Память возвращает нас в мир, где ещё не побывал Кант. Память игнорирует ту упорядоченность, которую интеллект привносит в окружающий мир непроницаемых вещей в себе. А ты, писатель, намерен реконструировать именно то состояние, когда хомут ещё не успели напялить на лошадь. Конечно, это утопия: такая проза невозможна, чему свидетельство — тупик, в который упёрся Джойс – со своей разбитной бабёнкой Мэрион, с великолепным “потоком сознания”. Но попробовать надо, — приходится пробовать. Не подражая кому-либо, но пользуясь только собственным, неповторимым опытом. Познай самого себя!
Всё же небесполезно оглянуться на кое-кого. Не только на Бергсона и “внутреннее время”, но, например, и на автора “Истории вечности”. Память вернула минувшее с такой убедительностью, что “тогда” и “теперь” оказались тождественными, время дискредитировано. Такова “бедная вечность” Борхеса.
8
Память, шаровая молния, влетевшая в ночное окно.
Память, которая прихотливо носится от прошлого к настоящему, и снова назад, цепляется, как репей, за что попало, меняет места и времена — у неё нет времени задёрживаться на чём-нибудь одном, для неё нет важного и неважного; споткнувшись о случайное словцо, уловив мелодию, цвет, учуяв запах, она перескакивает, как летучий огонь, от одного к другому, порхает туда и сюда, обнюхивает, как собака, давно не существующих людей, предметы, закоулки.
И, как многие до меня, я мечтаю о раскрепощённой прозе.

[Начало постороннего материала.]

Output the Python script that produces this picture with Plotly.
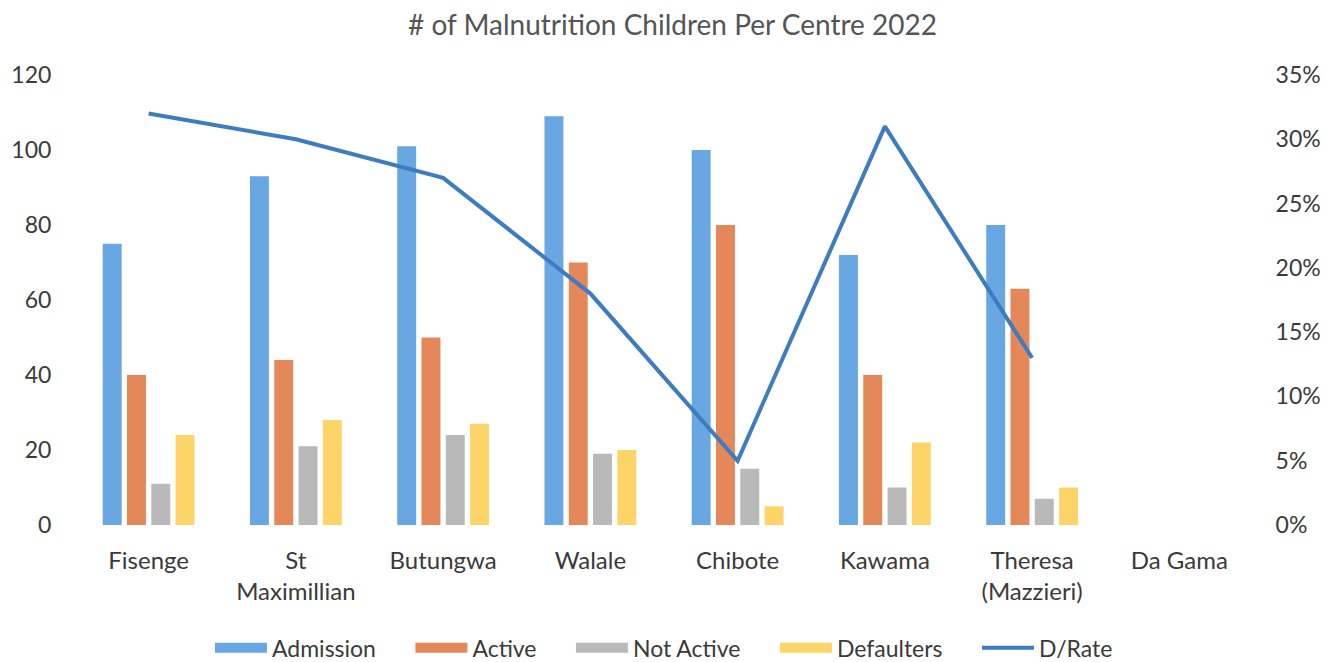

Мне грезится повесть, в которой отменены все правила повествования; вместо этого — каприз случайных сцеплений, встречных образов, непредсказуемых поворотов. Так гребец оставляет вёсла, ложится на дно лодки и чувствует, как течение вращает и уносит его на своей спине.
Друг мой, вам это знакомо: чувство усталости от прозы в корсете с перетянутой талией, с претензией навязать действительности некую онтологическую благопристойность. Увы, своеволие заряжено анархией, уж мы-то это знаем. Не ты ли, художник, твердил, что достоинство литературы — в сопротивлении хаосу? Вернуться к истоку — не значит ли убить литературу? А между тем какой соблазн бросить вёсла. Как тянет испытать сладкое головокружение, заглянув в пропасть. Накалённые солнцем крыши нашего детства: карабкаешься наверх по железной лестнице, бежишь по громыхающей кровле, добираешься до брандмауэра и, подойдя к самому краю, боком, искоса заглядываешь вниз. И видишь себя самого, распластанного на асфальте, там, на дне двора.